Plywoods that I am familiar with almost always have a softwood as the core layers with a very thin skin veneer of the species you see. The exception is the baltic birch and appleply that use all birch. Also the baltic birch and apple ply are void free and made of many more layers then regular plywood. I cut a lot of plywood and it is very common to see voids in the substrate.

N. American ply is way to sot, not for speakers at all. Even MDF would be better than ply.
My friend at Hungary he used to use all oak similar to Baltic birch much harder material. (Taylor Acoustic)
Here you can't found nothing like that. The main reason I focused on bamboo, but those must be multiple layer well bonded otherwise will fall into parts or crack.. I tried before cheap Chinese kitchen stuff as face plate for studio monitor size, before I finished the enclosure it cracked.

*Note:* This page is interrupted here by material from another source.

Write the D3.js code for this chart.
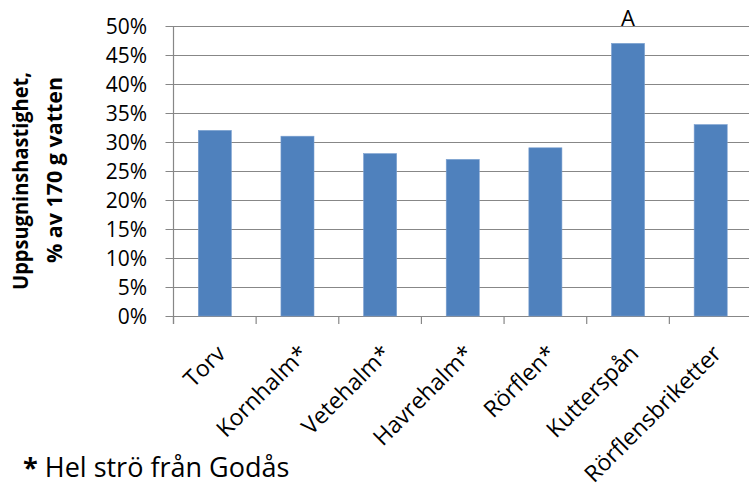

I would love to try thick acrylic 1/2" or 3/4" sandwiched with Baltic but hard to find and very expensive.
Reason I posted here to see if someone used bamboo (good quality) or other better material than Baltic birch.
That brown material I used my other project great but hard to find, expensive, hard to cut and they sold by weight.
I got that piece at the electronic surplus store (now the store closed), they use to sale $7-8/Lb.
Greetings
 
Yeah gaborbela, that is called phenolic here. A resin impregnated substrate used a lot in electronics.
I built my first pair of speaker baffles (Fried C3L) with it, as I was in Turkey at the time, and all the wood places had was some pretty horrible OSB. I did have access to electronics stuff though.
You can sometimes find good sized pieces of it in electronics salvage stores.
 
Yeah gaborbela, that is called phenolic here. A resin impregnated substrate used a lot in electronics.
I built my first pair of speaker baffles (Fried C3L) with it, as I was in Turkey at the time, and all the wood places had was some pretty horrible OSB. I did have access to electronics stuff though.
You can sometimes find good sized pieces of it in electronics salvage stores.

I know hard to work with but I do like it. I used it as a front panel sandwiched with Baltic birch. Excellent.